The PIC16F1823 has a stack implemented in a memory that is separate from either program or data memory. It is used solely to push return addresses for functions and interrupt service routines. It has a fixed depth of sixteen words. The microcontroller has no data stack.
The Hi-Tech PICC compiler deals with this by performing a static call-tree analysis at link time, determining the maximum possible depth of function call and interrupt service routine nesting, and warns you if you exceed it. It also uses this information to allocate space for function parameters and automatic variables at fixed memory locations, just as if they were static variables. It uses the call-tree information to overlap these allocations such that there is no call path for which there is a memory use conflict. It is for this reason that C functions for this target cannot be reentrant, and cannot be called recursively.

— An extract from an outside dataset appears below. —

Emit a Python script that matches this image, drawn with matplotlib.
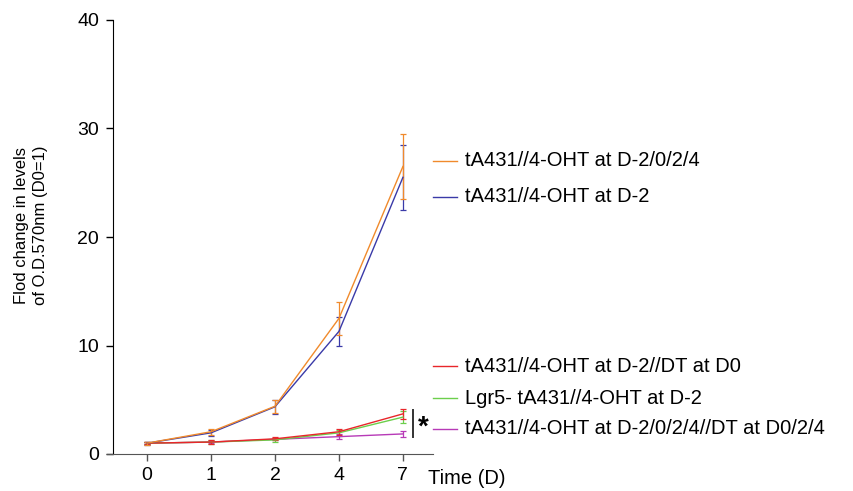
import matplotlib.pyplot as plt
from matplotlib.lines import Line2D

plt.rcParams['font.family'] = ['Liberation Sans', 'DejaVu Sans']

days = ['0', '1', '2', '4', '7']
labels = ['tA431//4-OHT at D-2/0/2/4',
          'tA431//4-OHT at D-2',
          'tA431//4-OHT at D-2//DT at D0',
          'Lgr5- tA431//4-OHT at D-2',
          'tA431//4-OHT at D-2/0/2/4//DT at D0/2/4']
colors = ['#f08a2c', '#3a3aa8', '#e8262a', '#6ccf4c', '#b73ab7']

orange = [1.0, 2.05, 4.4, 12.5, 26.5]
orange_err = [0.15, 0.3, 0.6, 1.5, 3.0]
blue = [1.0, 1.95, 4.35, 11.3, 25.5]
blue_err = [0.15, 0.3, 0.65, 1.3, 3.0]
red = [1.0, 1.1, 1.4, 2.05, 3.7]
red_err = [0.1, 0.15, 0.15, 0.3, 0.45]
green = [1.0, 1.1, 1.3, 1.95, 3.4]
green_err = [0.1, 0.15, 0.15, 0.3, 0.55]
magenta = [1.0, 1.1, 1.35, 1.6, 1.85]
magenta_err = [0.1, 0.1, 0.1, 0.2, 0.25]

series = [orange, blue, red, green, magenta]
errors = [orange_err, blue_err, red_err, green_err, magenta_err]

fig = plt.figure(figsize=(8.54, 4.91), dpi=100)
W, H = 854, 491
ax = fig.add_axes([107 / W, 1 - 454 / H, 326 / W, 434 / H])

x = list(range(len(days)))
# bottom series first so the orange sits on top
for i in [4, 3, 2, 1, 0]:
    ax.errorbar(x, series[i], yerr=errors[i], color=colors[i], lw=1.0,
                elinewidth=0.9, capsize=2.5, capthick=0.9)

ax.set_xlim(-0.625, 4.47)
ax.set_ylim(0, 40)
ax.set_yticks([0, 10, 20, 30, 40])
ax.set_xticks(x)
ax.set_xticklabels(days)
ax.tick_params(labelsize=14, length=5, width=1)
ax.tick_params(axis='x', colors='#555555', labelcolor='black', pad=4)
ax.tick_params(axis='y', pad=5)
ax.spines['top'].set_visible(False)
ax.spines['right'].set_visible(False)
ax.spines['left'].set_position(('outward', -4.3))
ax.spines['bottom'].set_color('#555555')

fig.text(428 / W, 1 - 479 / H, 'Time (D)', fontsize=14.5, va='center')
fig.text(31 / W, 1 - 225 / H, 'Flod change in levels\nof O.D.570nm (D0=1)',
         rotation=90, fontsize=12, ha='center', va='center',
         multialignment='center', linespacing=1.4)

# significance bracket
fig.add_artist(Line2D([413 / W, 413 / W], [1 - 410 / H, 1 - 437 / H],
                      color='#333333', lw=1.4))
fig.text(423 / W, 1 - 428 / H, '*', fontsize=20, fontweight='bold',
         ha='center', va='center')

# legend entries
legend_y = [161, 197, 366, 398, 429]
for lab, col, yp in zip(labels, colors, legend_y):
    fig.add_artist(Line2D([433 / W, 457 / W], [1 - yp / H, 1 - yp / H],
                          color=col, lw=1.0))
    fig.text(465 / W, 1 - yp / H, lab, fontsize=14.5, va='center')

fig.savefig('out.png', dpi=100)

So whether you exceed your generous allotment of ninety-six bytes depends not only on how many static variables you have, but also on the exact pattern of function call nesting you implement. This creates a conflict in trade-offs: you are highly motivated reduce all duplicated code to a separate function to save program space, as long as the code generated in doing so is shorter than the duplicated code. But you constantly run the risk of creating a function call path that cannot be supported by the compiler. This definitely results in a simpler is better approach to developing code for this target.
In Welcome to the Major Leagues I mentioned how hard it was to define embedded development exactly, and about the surprising (to some anyway) overlap between developing for the very small and the very large. This latest effort has been a great learning opportunity for me to add a few new tricks to my toolbox.